Ashutosh Gowariker's Lagaan earned her a National Film Award
Credited for both, replicating attires (in a bid to authentically depict eras, and the society's castes and class), and redefining them (having invented the 'Mumtaz sari', complete with ready-made pleats), Athaiya is often aptly described as a "genius". "She was magical. I haven't had a better 'look' in any film," says Dimple Kapadia, whose character Reva was brought to life by Athaiya's apparels. "She was flawless. Lekin is set in the desert state of Rajasthan, but it wasn't a typical Rajasthani fabric that she used. It was a gorgeous cotton fabric. The character had to be established by using only one colour and without prints. But she still created the look beautifully, making sketches, and doing a lot of research.
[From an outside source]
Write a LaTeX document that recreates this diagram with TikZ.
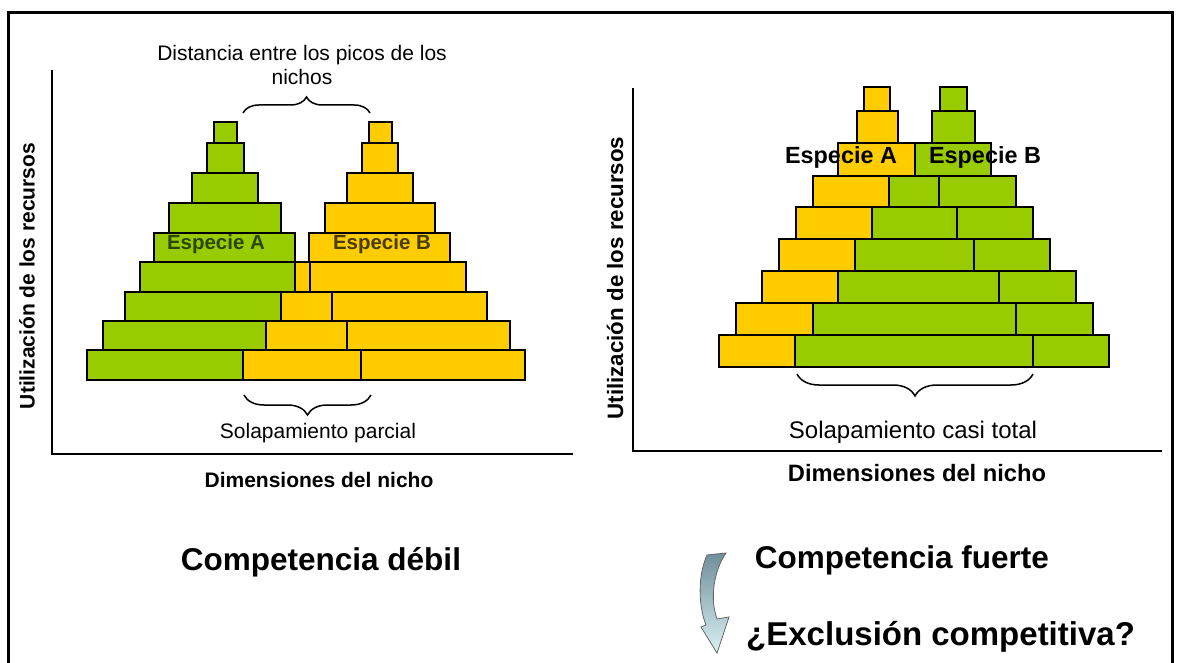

Apart from listening to the brief, she always interpreted characters and created costumes accordingly," says the actor of Lekin, which earned Athaiya a National Film Award for Best Costume Design.
Athaiya devised a saree with ready-made pleats and a zipper on the side for Mumtaz, who was apparently too uncomfortable to dance in a six yard. The piece made a frequent appearance in successive Bollywood films frontlined by top stars.
The fact that Athaiya was a trendsetter finds credence in the testimony of her contemporary, designer Xerxes Bhathena, who draws our attention to the ubiquitous Amrapali outfit, first made popular by Athaiya in Vyjayanthimala's Amrapali (1966). "After that, it was in every film, including those of Sridevi and Hema ji [Malini].
Nobody knew what Amrapali was until Bhanu defined it. She was such an exquisite perfectionist! Apart from costumes, she would carry jewellery in one bag, and sketches in another. We worked together in Sultanat . I was designing Sridevi's costumes, and she, for the rest of the cast. She came to me and said, 'Xerxes, thodi toh history ko daad [respect] diya karo.' I said kaun dekhta hai? I have to make the actress look glamorous. But, she was a perfectionist who would research immensely. She has dressed almost all the leading ladies of the 60s, 70s, and 80s," he says, adding that the diamond-studded costume designed by Athaiya for Zeenat Aman in Satyam Shivam Sundaram is preserved at RK Studios.
Guru Dutt's CID (1956) was the former fashion illustrator's stepping stone to Bollywood. In a career spanning nearly five decades and over 100 films, she worked with filmmakers like Raj Kapoor, Kamal Amrohi, Yash Chopra, and BR Chopra.